C. L. : Comment avez-vous construit à l’étape du scénario la représentation de la famille, personnage central du film ?
D. P. :
J’avais bien à l’esprit le thème du film et je souhaitais mettre en valeur les visages des différentes victimes. J’ai effectué différentes investigations, j’ai lu de nombreux témoignages. Ce qui m’importait le plus était d’utiliser des choses très concrètes qui disent beaucoup du monde. Il était clair pour moi que je voulais contextualiser cette histoire autour d’une histoire familiale et avoir un point de vue masculin. Le scénario s’est construit autour de ce principe de départ selon lequel autant lui qu’elle sont des victimes de ce système. Ils s’aiment de manière distincte l’un de l’autre et sont tous deux forcés à participer à ce monde. J’ai construit le scénario à partir des témoignages que j’ai recueillis. Ces choses les plus concrètes sont les éléments les plus riches du récit. Ainsi, l’histoire de l’anneau offert par une fille à une autre est un élément adapté d’un événement réel.

Illustration 2
Les Élues © Canana

C. L. : Le film se construit également à partir d’une véritable sensibilité esthétique picturale, avec les corps des protagonistes présentés sur des fonds monochromes.
D. P. :
Ceci a beaucoup à voir avec ma formation personnelle. J’aime la peinture et je recherche constamment des références de ce côté. Néanmoins, mes références picturales ne se construisent pas autour de points spécifiques mais davantage de manière organique. J’aime comparer la réalisation d’un film à une composition musicale : chacun a un rôle dans l’élaboration de la symphonie avec ses propres intentions, son propre rythme. Ma manière de travailler consiste en ceci : savoir exactement ce que je cherche et construire une scène en fonction de ce but à atteindre.

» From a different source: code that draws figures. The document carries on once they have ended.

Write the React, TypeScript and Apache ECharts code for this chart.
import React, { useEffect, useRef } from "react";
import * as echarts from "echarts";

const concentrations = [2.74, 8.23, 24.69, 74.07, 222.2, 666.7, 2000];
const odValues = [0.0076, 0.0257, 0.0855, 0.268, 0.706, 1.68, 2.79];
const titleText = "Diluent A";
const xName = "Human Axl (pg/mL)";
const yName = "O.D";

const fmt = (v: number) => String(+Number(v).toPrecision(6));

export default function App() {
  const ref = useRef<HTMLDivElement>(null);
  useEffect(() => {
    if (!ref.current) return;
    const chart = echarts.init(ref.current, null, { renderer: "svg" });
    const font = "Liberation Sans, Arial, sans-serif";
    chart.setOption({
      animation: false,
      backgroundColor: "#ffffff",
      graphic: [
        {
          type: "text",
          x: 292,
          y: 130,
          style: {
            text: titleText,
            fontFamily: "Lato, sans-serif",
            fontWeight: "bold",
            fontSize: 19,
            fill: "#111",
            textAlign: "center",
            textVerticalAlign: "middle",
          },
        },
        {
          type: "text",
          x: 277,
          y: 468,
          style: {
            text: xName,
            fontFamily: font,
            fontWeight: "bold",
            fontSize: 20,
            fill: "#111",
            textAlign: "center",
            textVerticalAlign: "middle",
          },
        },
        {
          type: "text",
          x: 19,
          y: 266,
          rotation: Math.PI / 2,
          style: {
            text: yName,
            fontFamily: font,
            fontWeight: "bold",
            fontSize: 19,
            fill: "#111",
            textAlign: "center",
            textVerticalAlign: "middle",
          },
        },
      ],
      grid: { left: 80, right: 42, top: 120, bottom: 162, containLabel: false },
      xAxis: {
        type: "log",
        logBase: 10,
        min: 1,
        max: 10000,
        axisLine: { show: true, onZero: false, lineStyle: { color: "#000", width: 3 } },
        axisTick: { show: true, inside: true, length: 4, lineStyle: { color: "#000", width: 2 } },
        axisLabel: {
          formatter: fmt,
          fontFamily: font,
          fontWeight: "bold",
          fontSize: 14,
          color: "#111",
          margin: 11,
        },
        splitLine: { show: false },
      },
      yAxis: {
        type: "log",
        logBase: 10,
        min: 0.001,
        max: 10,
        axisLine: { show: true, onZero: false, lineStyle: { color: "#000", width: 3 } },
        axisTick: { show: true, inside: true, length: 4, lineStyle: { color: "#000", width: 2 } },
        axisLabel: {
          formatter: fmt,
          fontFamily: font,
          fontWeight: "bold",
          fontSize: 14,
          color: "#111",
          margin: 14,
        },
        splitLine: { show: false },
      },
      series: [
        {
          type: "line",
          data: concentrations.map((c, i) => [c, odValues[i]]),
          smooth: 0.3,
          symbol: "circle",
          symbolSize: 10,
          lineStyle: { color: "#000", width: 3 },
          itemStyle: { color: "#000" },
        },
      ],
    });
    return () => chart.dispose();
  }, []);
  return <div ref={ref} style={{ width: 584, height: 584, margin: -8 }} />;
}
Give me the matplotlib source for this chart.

C. L. : Considérez-vous le film comme un outil de dénonciation sociale ?
D. P. :
Je ne me suis jamais dit que j’allais faire un film de dénonciation. Le thème est cependant implicite à l’histoire racontée. Pour moi en tant que réalisateur et producteur d’un film, le plus important est de raconter une histoire et de développer des personnages. À partir de là, je cherche à mettre en œuvre la rencontre la plus humaine entre un public et les personnages et les thèmes du film. Plus que dénoncer, ce qui m’importe est de connecter émotionnellement un public avec des situations sociales.